100 g seedless raisins

100 g sultanas

100 g chopped orange

25 g blanched almonds, chopped

275 g plain flour

225 g butter

225 g light soft brown sugar

finely grated rind of 1 orange

finely grated rind of 1 lemon

4 eggs

whole blanched almonds, to decorate


Grease a round cake tin and place a sheet of greaseproof paper in the bottom.

 Mix all the fruits, the peel and the almonds together with the flour.

Mix  the butter until soft and to this mix in the sugar and the rinds of the lemon and the orange.

Carefully mix in the eggs and stir.

Spoon the mixture into the baking tin. 

Arrange almonds in circles around the top of the cake.

Bake at 325F/160°C/Gas Mark 3 for 2 ½ - 3 hours, and let it cool down for half an hour after, while the cake is still in the tin.

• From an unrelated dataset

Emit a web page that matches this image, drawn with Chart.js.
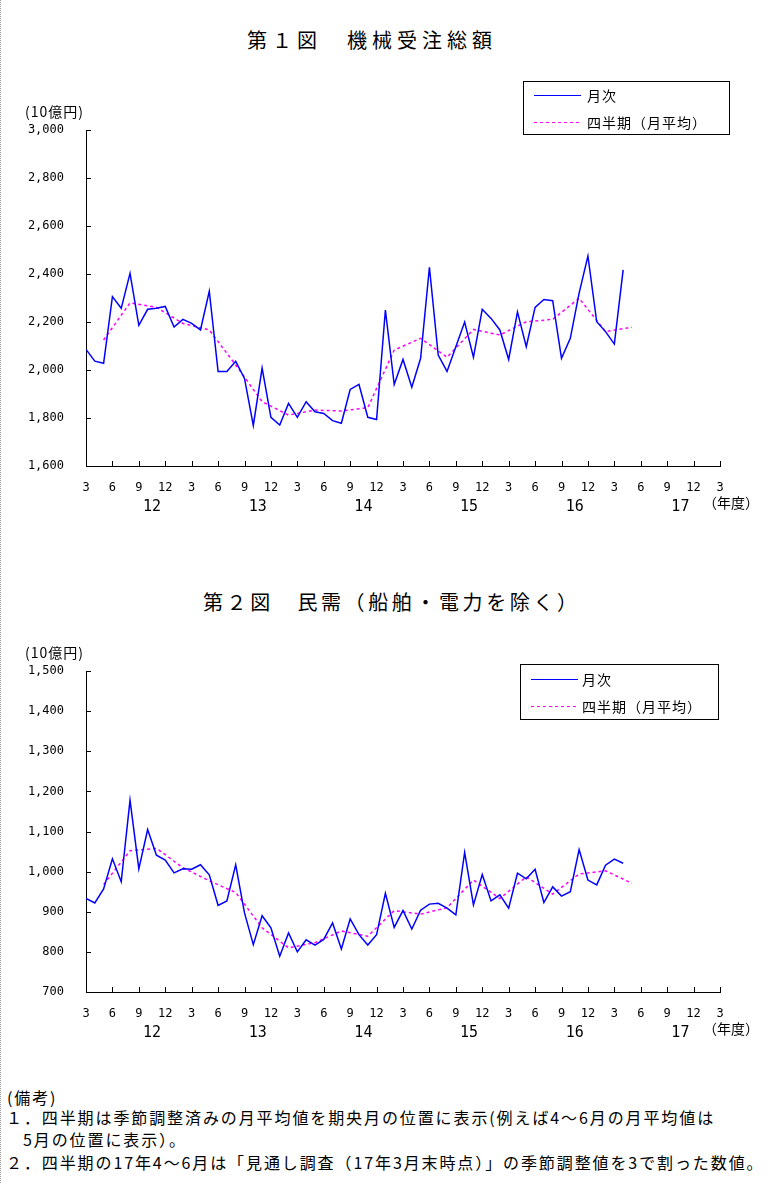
<!DOCTYPE html>
<html lang="ja">
<head>
<meta charset="utf-8">
<title>機械受注</title>
<script src="https://cdn.jsdelivr.net/npm/chart.js@4.4.1/dist/chart.umd.min.js"></script>
<style>
    body { margin: 0; background: #fff; }
    #page { position: relative; width: 772px; height: 1183px; overflow: hidden;
            font-family: "Noto Sans CJK JP", sans-serif; color: #000;
            border-left: 1px dotted #999; box-sizing: border-box; }
    .abs { position: absolute; white-space: nowrap; }
    .title { font-size: 20px; line-height: 20px; }
    .note { font-size: 16px; line-height: 20px; letter-spacing: 1.9px; }
    canvas { position: absolute; left: 0; }
</style>
</head>
<body>
<div id="page">
    <div class="abs title" style="left:246px; top:30px; letter-spacing:5px;">第１図　機械受注総額</div>
    <canvas id="chart1" width="772" height="530" style="top:0px;"></canvas>

    <div class="abs title" style="left:202px; top:592px; letter-spacing:3.6px;">第２図　民需（船舶・電力を除く）</div>
    <canvas id="chart2" width="772" height="515" style="top:541px;"></canvas>

    <div class="abs note" style="left:6px; top:1087px;">(備考)</div>
    <div class="abs note" style="left:5px; top:1107px;">１．四半期は季節調整済みの月平均値を期央月の位置に表示(例えば4～6月の月平均値は</div>
    <div class="abs note" style="left:22px; top:1129px;">5月の位置に表示）。</div>
    <div class="abs note" style="left:5px; top:1152px;">２．四半期の17年4～6月は「見通し調査（17年3月末時点）」の季節調整値を3で割った数値。</div>
</div>

<script>
// Tick labels (x axis: every 3 months from 2012/3 to 2018/3)
const monthLabels = ['3', '6', '9', '12', '3', '6', '9', '12', '3', '6', '9', '12',
    '3', '6', '9', '12', '3', '6', '9', '12', '3', '6', '9', '12', '3'];
const yearLabels = ['12', '13', '14', '15', '16', '17'];

// 機械受注総額 (10億円), monthly from 2012/3 to 2017/4
const totalMonthly = [2086, 2037, 2028, 2306, 2257, 2403, 2186, 2253, 2257, 2265,
    2179, 2211, 2194, 2167, 2328, 1994, 1994, 2036, 1965, 1769,
    2008, 1803, 1771, 1861, 1803, 1868, 1826, 1819, 1789, 1778,
    1919, 1940, 1803, 1794, 2250, 1940, 2044, 1928, 2049, 2428,
    2062, 1994, 2097, 2200, 2053, 2253, 2215, 2167, 2044, 2242,
    2097, 2261, 2294, 2289, 2049, 2132, 2320, 2475, 2201, 2160,
    2108, 2417];
// quarterly (monthly average), shown at the middle month: 2012/5 ... 2017/5
const totalQuarterly = [2125, 2280, 2261, 2194, 2167, 2021, 1868, 1812, 1833, 1829,
    1843, 2083, 2132, 2053, 2169, 2146, 2201, 2211, 2299, 2160, 2178];

// 民需（船舶・電力を除く）
const privateMonthly = [933, 922, 957, 1032, 975, 1178, 1007, 1105, 1041, 1029,
    997, 1007, 1006, 1017, 992, 916, 927, 1017, 897, 818,
    890, 860, 789, 847, 800, 830, 817, 831, 872, 807,
    882, 843, 817, 843, 946, 861, 903, 857, 904, 919,
    921, 909, 892, 1048, 917, 993, 927, 942, 909, 996,
    982, 1006, 923, 962, 939, 950, 1055, 979, 967, 1016,
    1031, 1021];
const privateQuarterly = [968, 1052, 1058, 1010, 977, 948, 860, 810, 823, 852,
    839, 903, 894, 910, 979, 933, 987, 944, 994, 1002, 971];

const numFont = { family: 'DejaVu Sans Mono', size: 12 };

// ticks inside the plot, year labels and unit label
const axisExtras = {
    id: 'axisExtras',
    afterDraw(chart) {
        const { ctx, chartArea, scales: { x, y } } = chart;
        ctx.save();
        ctx.strokeStyle = '#000';
        ctx.lineWidth = 1;
        ctx.beginPath();
        x.ticks.forEach(t => {
            const px = Math.round(x.getPixelForValue(t.value)) + 0.5;
            ctx.moveTo(px, chartArea.bottom);
            ctx.lineTo(px, chartArea.bottom - 5);
        });
        y.ticks.forEach(t => {
            const py = Math.round(y.getPixelForValue(t.value)) + 0.5;
            ctx.moveTo(chartArea.left, py);
            ctx.lineTo(chartArea.left + 5, py);
        });
        ctx.stroke();

        ctx.fillStyle = '#000';
        ctx.textBaseline = 'middle';
        ctx.textAlign = 'center';
        ctx.font = '15px "DejaVu Sans Mono"';
        yearLabels.forEach((label, k) => {
            ctx.fillText(label, x.getPixelForValue(7.5 + 12 * k), chartArea.bottom + 41);
        });
        ctx.textAlign = 'left';
        ctx.font = '14px "Noto Sans CJK JP"';
        ctx.fillText('（年度）', chartArea.right - 17, chartArea.bottom + 37);
        ctx.letterSpacing = '1px';
        ctx.fillText('(10億円)', 24, chartArea.top - 18);
        ctx.restore();
    }
};

const legendBox = {
    id: 'legendBox',
    afterDraw(chart, args, opts) {
        const ctx = chart.ctx;
        ctx.save();
        ctx.strokeStyle = '#000';
        ctx.lineWidth = 1;
        ctx.strokeRect(opts.x + 0.5, opts.y + 0.5, opts.w, opts.h);
        chart.data.datasets.forEach((ds, i) => {
            const yy = Math.round(opts.y + opts.rows[i]) + 0.5;
            ctx.strokeStyle = ds.borderColor;
            ctx.setLineDash(ds.borderDash || []);
            ctx.beginPath();
            ctx.moveTo(opts.x + 11, yy);
            ctx.lineTo(opts.x + 58, yy);
            ctx.stroke();
            ctx.setLineDash([]);
            ctx.fillStyle = '#000';
            ctx.font = '14px "Noto Sans CJK JP"';
            ctx.letterSpacing = '1px';
            ctx.textBaseline = 'middle';
            ctx.fillText(ds.label, opts.x + opts.textX, yy);
        });
        ctx.restore();
    }
};

function makeChart(id, monthly, quarterly, yMin, yMax, yStep, legendPos) {
    return new Chart(document.getElementById(id), {
        type: 'line',
        data: {
            datasets: [{
                label: '月次',
                data: monthly.map((v, i) => ({ x: i, y: v })),
                borderColor: '#0000ff',
                borderWidth: 1.5,
                pointRadius: 0,
                tension: 0
            }, {
                label: '四半期（月平均）',
                data: quarterly.map((v, k) => ({ x: 2 + 3 * k, y: v })),
                borderColor: '#ff00ff',
                borderWidth: 1.5,
                borderDash: [3, 3],
                pointRadius: 0,
                tension: 0
            }]
        },
        options: {
            responsive: false,
            animation: false,
            layout: { padding: { left: 0, right: 53, top: 130, bottom: 0 } },
            plugins: {
                legend: { display: false },
                tooltip: { enabled: false },
                legendBox: legendPos
            },
            scales: {
                x: {
                    type: 'linear',
                    min: 0,
                    max: 72,
                    grid: { display: false, drawTicks: false },
                    border: { display: true, color: '#000', width: 1 },
                    ticks: {
                        stepSize: 3,
                        autoSkip: false,
                        maxRotation: 0,
                        padding: 15,
                        color: '#000',
                        font: numFont,
                        callback: v => monthLabels[Math.round(v / 3)]
                    },
                    afterFit: s => { s.height = 64; }
                },
                y: {
                    min: yMin,
                    max: yMax,
                    grid: { display: false, drawTicks: false },
                    border: { display: true, color: '#000', width: 1 },
                    ticks: {
                        stepSize: yStep,
                        padding: 22,
                        color: '#000',
                        font: numFont,
                        callback: v => v.toLocaleString('en-US')
                    },
                    afterFit: s => { s.width = 85; }
                }
            }
        },
        plugins: [axisExtras, legendBox]
    });
}

makeChart('chart1', totalMonthly, totalQuarterly, 1600, 3000, 200,
    { x: 522, y: 81, w: 206, h: 53, rows: [14, 41], textX: 64 });
makeChart('chart2', privateMonthly, privateQuarterly, 700, 1500, 100,
    { x: 519, y: 123, w: 198, h: 55, rows: [15, 42], textX: 62 });
</script>
</body>
</html>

Remove it after the time has expired and set it on a wire rack to cool completely.

Scottish Tablet

Scottish tablet is a delicious fudge-like sweet (candy) that is a must for all those with a sweet tooth because it's almost all sugar.

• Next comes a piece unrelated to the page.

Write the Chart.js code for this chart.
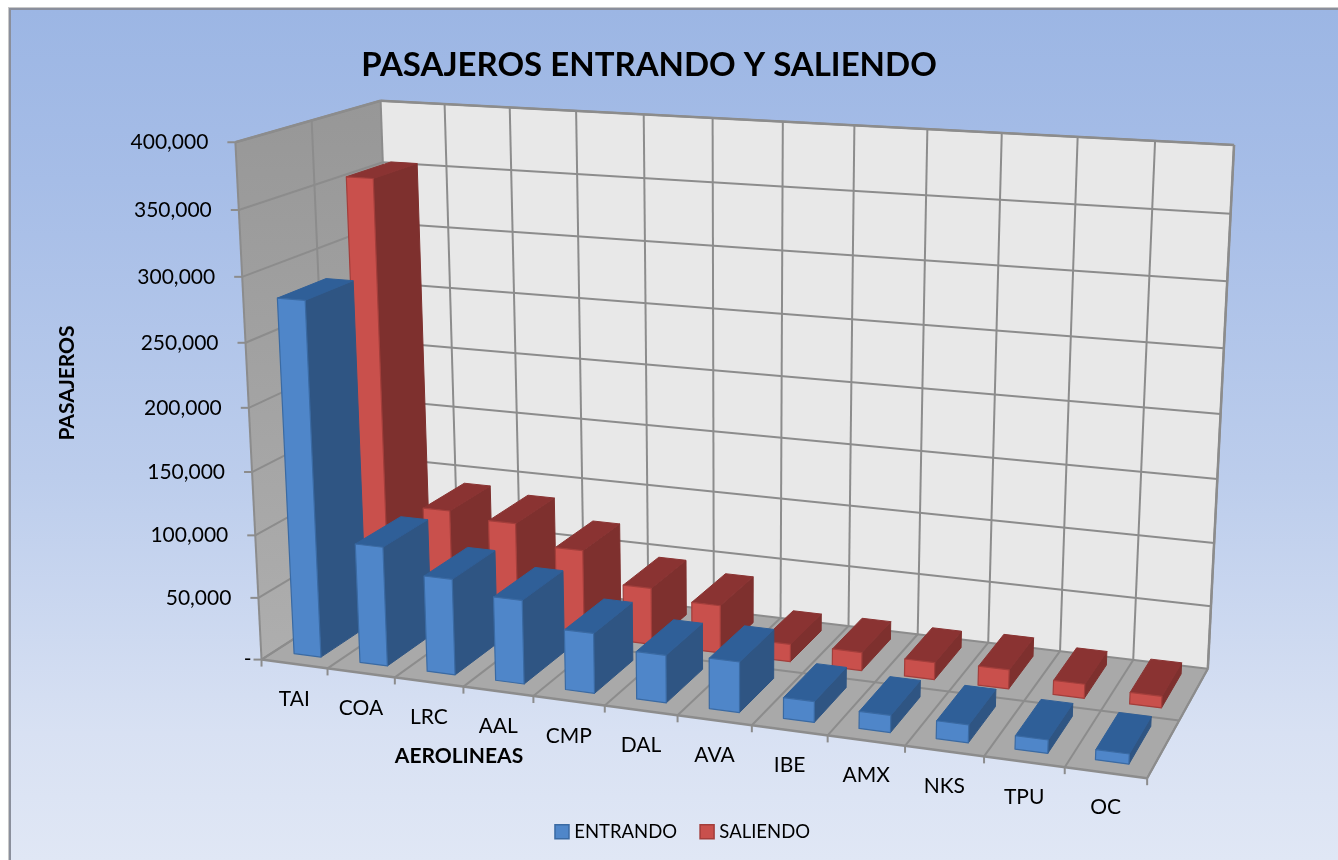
<!DOCTYPE html>
<html><head><meta charset="utf-8">
<style>
html,body{margin:0;padding:0;background:#fff;overflow:hidden}
#frame{position:absolute;left:9px;top:8px;width:1329px;height:852px;box-sizing:border-box;border-left:2px solid #8a8f9c;border-top:2px solid #8a8f9c;outline:1px solid #c8c8c8;background:linear-gradient(180deg,#9cb6e4 0%,#a6bde7 20%,#bccdec 55%,#d8e1f3 85%,#e0e7f5 100%)}
canvas{position:absolute;left:0;top:0}
</style>
<script src="https://cdn.jsdelivr.net/npm/chart.js@4"></script>
</head><body><div id="frame"></div><canvas id="c" width="1338" height="860"></canvas>
<script>
const categories=['TAI','COA','LRC','AAL','CMP','DAL','AVA','IBE','AMX','NKS','TPU','OC'];
const entrando=[281000,95000,76000,66000,47000,37000,39000,16000,13000,13500,10000,7500];
const saliendo=[354000,91000,86500,70500,46000,38500,14000,14500,13500,15000,11000,9000];
const yMax=400000, yStep=50000;

// Projection of the chart's unit box (u across, v up, w depth) to the page
const anchors=[[0,0,0,262,660],[0,1,0,235,142],[0,0,1,397,572],[0,1,1,381,101],[1,0,1,1208,669],[1,1,1,1234,145],[1,0,0,1147,778]];
function solveCamera(){
  const A=[],b=[];
  anchors.forEach(([u,v,w,x,y])=>{
    A.push([u,v,w,1,0,0,0,0,-x*u,-x*v,-x*w]);b.push(x);
    A.push([0,0,0,0,u,v,w,1,-y*u,-y*v,-y*w]);b.push(y);
  });
  const n=11,M=[];
  for(let i=0;i<n;i++){M[i]=[];for(let j=0;j<=n;j++){let s=0;for(let k=0;k<A.length;k++)s+=A[k][i]*(j<n?A[k][j]:b[k]);M[i][j]=s;}}
  for(let i=0;i<n;i++){let p=i;for(let r=i+1;r<n;r++)if(Math.abs(M[r][i])>Math.abs(M[p][i]))p=r;[M[i],M[p]]=[M[p],M[i]];
    for(let r=0;r<n;r++){if(r===i)continue;const f=M[r][i]/M[i][i];for(let j=i;j<=n;j++)M[r][j]-=f*M[i][j];}}
  return M.map((r,i)=>r[n]/r[i]);
}
const P=solveCamera();
function proj(u,v,w){const d=P[8]*u+P[9]*v+P[10]*w+1;return [(P[0]*u+P[1]*v+P[2]*w+P[3])/d,(P[4]*u+P[5]*v+P[6]*w+P[7])/d];}

const FONT='Lato, "Open Sans", sans-serif';
const depthRows=[[0.09,0.42],[0.59,0.92]]; // front/back slot of each series
const faces=[{front:'#4f86c9',side:'#2f5583',top:'#2f5f98',edge:'#3a6aa3'},{front:'#c9504c',side:'#7e302e',top:'#8a3332',edge:'#a33e3b'}];

function poly(ctx,pts,fill,stroke,lw){ctx.beginPath();pts.forEach((p,i)=>i?ctx.lineTo(p[0],p[1]):ctx.moveTo(p[0],p[1]));ctx.closePath();if(fill){ctx.fillStyle=fill;ctx.fill();}if(stroke){ctx.strokeStyle=stroke;ctx.lineWidth=lw||1;ctx.stroke();}}
function seg(ctx,a,b,c,lw){ctx.beginPath();ctx.moveTo(a[0],a[1]);ctx.lineTo(b[0],b[1]);ctx.strokeStyle=c;ctx.lineWidth=lw;ctx.stroke();}

const box3d={
  id:'box3d',
  afterLayout(chart){chart.titleBlock.left=0;chart.titleBlock.right=1298;},
  beforeDatasetsDraw(chart){
    const ctx=chart.ctx,ys=chart.scales.y,n=categories.length,G='#8c8c8c';
    const vOf=t=>(ys.bottom-ys.getPixelForValue(t))/(ys.bottom-ys.top);
    ctx.save();
    // walls
    const lg=ctx.createLinearGradient(0,100,0,660);lg.addColorStop(0,'#979797');lg.addColorStop(1,'#aeaeae');
    poly(ctx,[proj(0,0,0),proj(0,1,0),proj(0,1,1),proj(0,0,1)],lg);
    poly(ctx,[proj(0,0,1),proj(0,1,1),proj(1,1,1),proj(1,0,1)],'#e8e8e8');
    poly(ctx,[proj(0,0,0),proj(0,0,1),proj(1,0,1),proj(1,0,0)],'#a9a9a9');
    // value gridlines + labels
    ys.ticks.forEach(t=>{
      const v=vOf(t.value);
      seg(ctx,proj(0,v,0),proj(0,v,1),G,2);
      seg(ctx,proj(0,v,1),proj(1,v,1),G,2);
      const a=proj(0,v,0);
      seg(ctx,[a[0]-8,a[1]],a,G,2);
      ctx.fillStyle='#000';ctx.font='21px '+FONT;ctx.textAlign='right';ctx.textBaseline='middle';
      ctx.fillText(t.label,a[0]-(t.value===0?10:27),a[1]);
    });
    // category gridlines + labels
    for(let i=0;i<=n;i++){
      const u=i/n,f=proj(u,0,0),b=proj(u,0,1),t=proj(u,1,1);
      seg(ctx,f,b,G,2);seg(ctx,b,t,G,2);
      seg(ctx,f,[f[0],f[1]+7],G,2);
    }
    chart.scales.x.ticks.forEach((t,i)=>{
      const c=proj((i+.5)/n,0,0);
      ctx.fillStyle='#000';ctx.font='21px '+FONT;ctx.textAlign='center';ctx.textBaseline='middle';
      ctx.fillText(t.label,c[0],c[1]+35);
    });
    // series divider on floor and left wall
    seg(ctx,proj(0,0,.5),proj(1,0,.5),G,2);
    seg(ctx,proj(0,0,.5),proj(0,1,.5),G,2);
    // box edges
    seg(ctx,proj(0,1,0),proj(0,0,0),G,2);seg(ctx,proj(0,0,0),proj(1,0,0),G,2.5);seg(ctx,proj(1,0,0),proj(1,0,1),G,2);
    seg(ctx,proj(0,1,0),proj(0,1,1),G,2.5);seg(ctx,proj(0,1,1),proj(1,1,1),G,2.5);seg(ctx,proj(1,1,1),proj(1,0,1),G,2.5);
    // axis titles
    ctx.fillStyle='#000';ctx.font='bold 21px '+FONT;ctx.textAlign='center';ctx.textBaseline='middle';
    ctx.fillText('AEROLINEAS',459,756);
    ctx.translate(67,383);ctx.rotate(-Math.PI/2);ctx.fillText('PASAJEROS',0,0);
    ctx.restore();
  },
  beforeDatasetDraw(){return false;},
  afterDatasetsDraw(chart){
    const ctx=chart.ctx,xs=chart.scales.x,ys=chart.scales.y;
    ctx.save();ctx.lineJoin='round';
    [1,0].forEach(di=>{
      const meta=chart.getDatasetMeta(di),[w0,w1]=depthRows[di],c=faces[di];
      meta.data.forEach(el=>{
        const u0=(el.x-el.width/2-xs.left)/xs.width,u1=(el.x+el.width/2-xs.left)/xs.width;
        const v=(ys.bottom-el.y)/(ys.bottom-ys.top);
        poly(ctx,[proj(u1,0,w0),proj(u1,v,w0),proj(u1,v,w1),proj(u1,0,w1)],c.side,c.side,1);
        poly(ctx,[proj(u0,v,w0),proj(u1,v,w0),proj(u1,v,w1),proj(u0,v,w1)],c.top,c.top,1);
        poly(ctx,[proj(u0,0,w0),proj(u0,v,w0),proj(u1,v,w0),proj(u1,0,w0)],c.front,c.edge,1.2);
      });
    });
    ctx.restore();
  },
  afterDraw(chart){
    const ctx=chart.ctx;ctx.save();
    chart.legend.legendHitBoxes.forEach((h,i)=>{
      const y=h.top+(h.height-14)/2,c=faces[i];
      ctx.fillStyle=c.front;ctx.strokeStyle=c.edge;ctx.lineWidth=1.5;
      ctx.fillRect(h.left,y,14,14);ctx.strokeRect(h.left,y,14,14);
    });
    ctx.restore();
  }
};

new Chart(document.getElementById('c'),{
  type:'bar',
  data:{labels:categories,datasets:[
    {label:'ENTRANDO',data:entrando,backgroundColor:faces[0].front,borderColor:faces[0].edge},
    {label:'SALIENDO',data:saliendo,backgroundColor:faces[1].front,borderColor:faces[1].edge}
  ]},
  plugins:[box3d],
  options:{
    responsive:false,animation:false,
    layout:{padding:{left:27,bottom:9,top:0,right:0}},
    datasets:{bar:{grouped:false,barPercentage:.41,categoryPercentage:1}},
    scales:{
      x:{display:false,type:'category'},
      y:{display:false,min:0,max:yMax,ticks:{stepSize:yStep,callback:v=>v===0?'-':v.toLocaleString('en-US')}}
    },
    plugins:{
      title:{display:true,text:'PASAJEROS ENTRANDO Y SALIENDO',color:'#000',font:{family:FONT,size:33,weight:'bold'},padding:{top:46,bottom:10}},
      legend:{position:'bottom',labels:{color:'#000',font:{family:FONT,size:18.5},boxWidth:10,boxHeight:14,padding:23}},
      tooltip:{enabled:false}
    }
  }
});
</script></body></html>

2lbs (1 kg) or 4 cups Granulated Sugar

4 oz (113g) or 1/2 Cup Unsalted Butter (NOT Margarine)

One 14oz (396g) can of Condensed Milk (NOT Evaporated Milk)

8 fl. oz (227ml) of Milk

1 fl. oz (3 dssp) Natural Vanilla Essence


Grease a (11 x 19) baking tray.

Take a large steel saucepan ( the ingredients swell while cooking) and put in it the sugar and milk.

Stir together. Add the butter and condensed milk and stir again.

Bring the mixture to the boil over a medium heat while stirring occasionally. Once boiled reduce the heat until the mixture is boiling gently.

Keep it boiling for around 1/2 an hour while stirring occasionally.

Remove saucepan from the heat and add the vanilla essence.

Beat the mixture for 4 - 5 minutes until the mixture starts to feel 'stiff'.

Pour the mixture into the baking tray that you prepared at the beginning.

Allow mixture to cool a little and cut it into blocks. It will be easier to cut when slightly cooled but if you wait until it is completely cooled before cutting it'll just break rather than cut.

Tablet is ready to eat when fully cooled.